Lt. Col. W.B. "Woody" Willing, chief of field operations, said DNR police cited an unusually high number of fishing infractions during the long Columbus Day holiday weekend. They also issued 64 warnings, either for boating violations or for fishing without a license, he said.
But Willing declared that overall there was "excellent" compliance with state rules limiting the catch of striped bass, or rockfish, given the number of anglers who flocked to Chesapeake Bay since the state's nearly 6-year-old rockfishing moratorium was relaxed Friday morning.
"We had thousands and thousands of people out there," Willing said. "We had as many boats as we have in the bay any weekend."
There was one death associated with the weekend fishing flurry. Willing said DNR police pulled three people from the bay near Hackett's Point over the weekend after their boat capsized. One of the three, whose identity has not been released, died of unknown causes, Willing said. DNR police also responded to another boat sinking, but there were no injuries in that case, he said.
DNR police checked about 8,000 boats and more than 15,000 fishermen over the weekend, Willing said. About 2,600 rockfish caught were measured to ensure they were between 18 inches and 36 inches long -- the legal limits, he added.
There were 46 tickets for fishing without a license, 26 for undersize fish and eight for fishing either before 5 a.m. or after 8 p.m., the legal time limits, Willing said.

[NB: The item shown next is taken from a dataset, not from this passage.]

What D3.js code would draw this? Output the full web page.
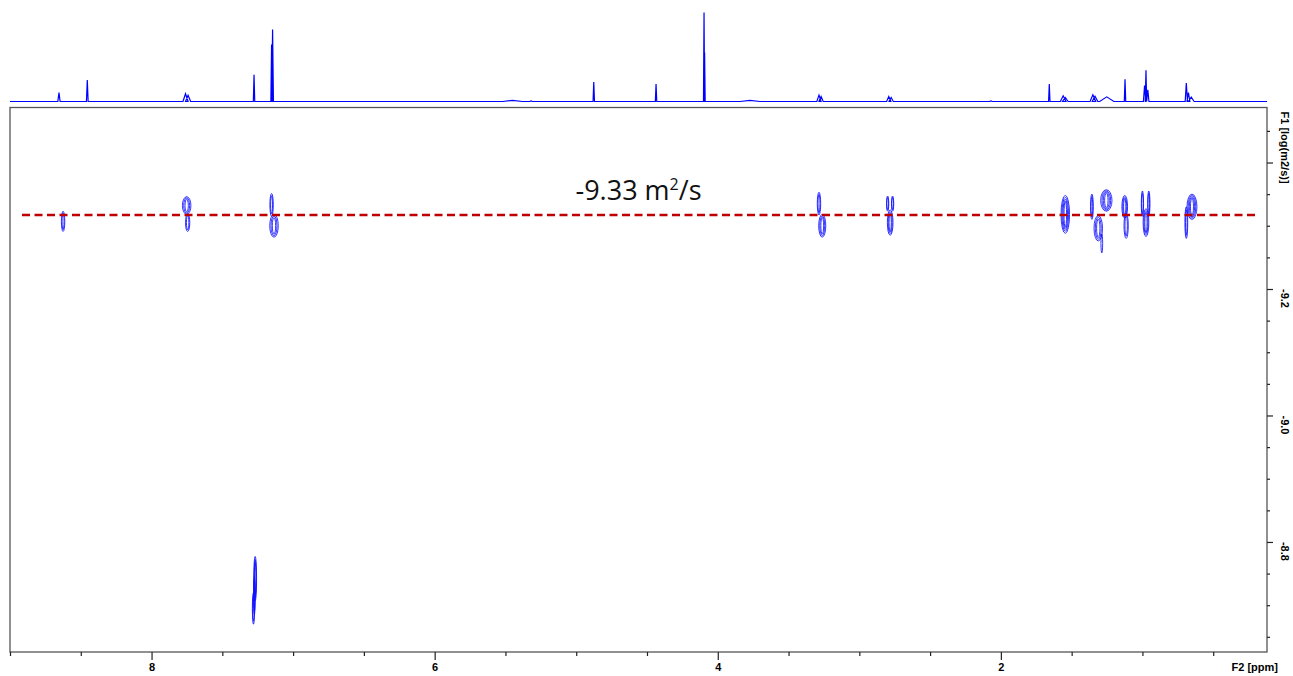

Only one fisherman was cited for having more than the legal catch limit of two fish per day or five per day for charter-boat customers. Willing said one ticket was issued for an unlicensed fishing guide and for three boating violations.
Willing declared the rockfishing season debut "very successful" from a law enforcement standpoint.
"We had a lot of small fish being caught and being released," he said. "People were generally compliant at this time. We hope it lasts throughout the season."
W. Peter Jensen, DNR's fisheries director, said that state officials were reviewing reports from the state's 80-person monitoring force around the bay to see if the five-week fishing season would need to be shut down early.
Based on preliminary reports from the weekend, Jensen said, it appeared that fishermen were not finding that many rockfish big enough to keep in much of the bay.
That fits with projections DNR officials made last week. DNR officials countered dire predictions from critics of lifting the rockfish moratorium, who had warned that so many fishermen would crowd the bay that recreational anglers and charter boat customers would quickly catch their state-imposed quota of 430,000 pounds of rockfish.
A fishing moratorium was imposed, meanwhile, on catching striped bass in offshore Atlantic Ocean waters controlled by the federal government. That move was intended to close a loophole in states' fishing regulations and to ensure that catch restrictions were effective, officials say.